John,
Well, I'm glad I caught you. What a great response.
I find it hard to jump right into complexity. Have to build my way up.
I think you are right about this so I'd suggest you try the simple buy/write approach for a couple of months. Option-wise it's foolproof. Of course the underlying stock may go down -- but what else is new?<lol>
Buy a block of say, 300-500 shares of something you would not mind holding (perhaps SEBL, NTAP, JDSU, CREE, more QCOM, whatever) and write contracts on it at or slightly OTM. Just collect the premium, sit back, relax, and watch what happens. (I consider 3 contracts to be a minimum to keep the commission/contract costs down. I'm paying $35 each way at Schwab.)

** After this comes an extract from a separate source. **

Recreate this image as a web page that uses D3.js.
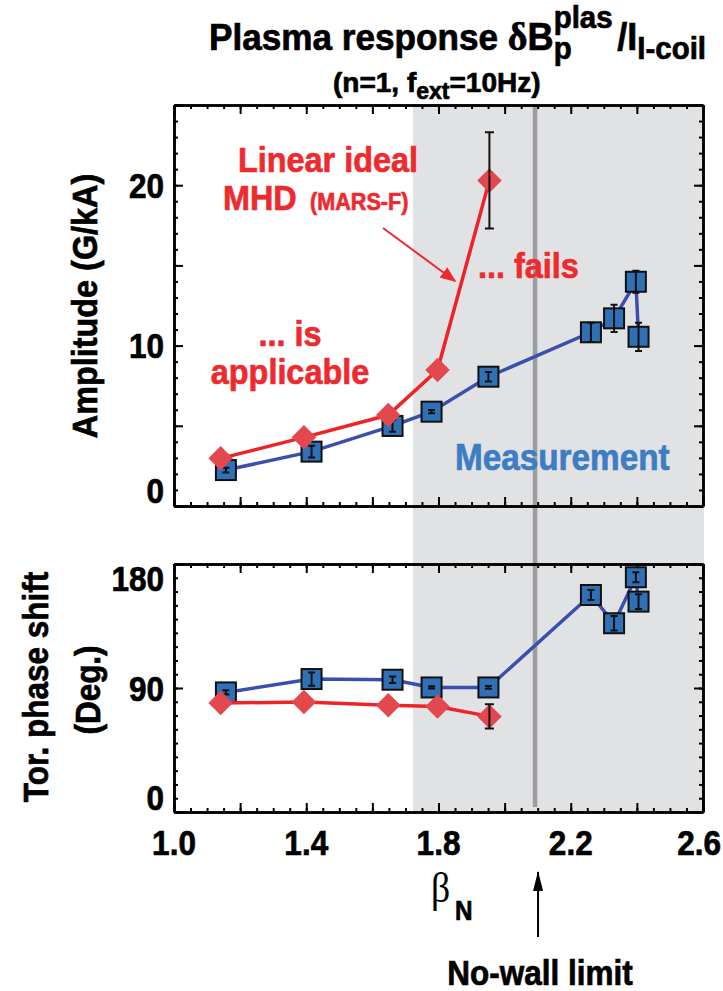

If the market rises and you are called, fine, you keep any price run-up to the strike and keep the premium too. If the stock falls, you keep the premium and you now hold something you can cover a second time. If the market drops sharply, may as well buy to close, keep the difference, and prepare to write another contract. Of course you've read all this here several times over and you've seen the discussions of how to safely get into a position. Keep us posted.
Personally, I think writing contracts on stock you do not want called is a more complicated proposition because of the defensive moves you may be required to take.
Turns out retirement is a time consuming vocation.
You're not kidding. During my first week of retirement, unclewest remarked that you get so busy you'll wonder how you ever had time for a job.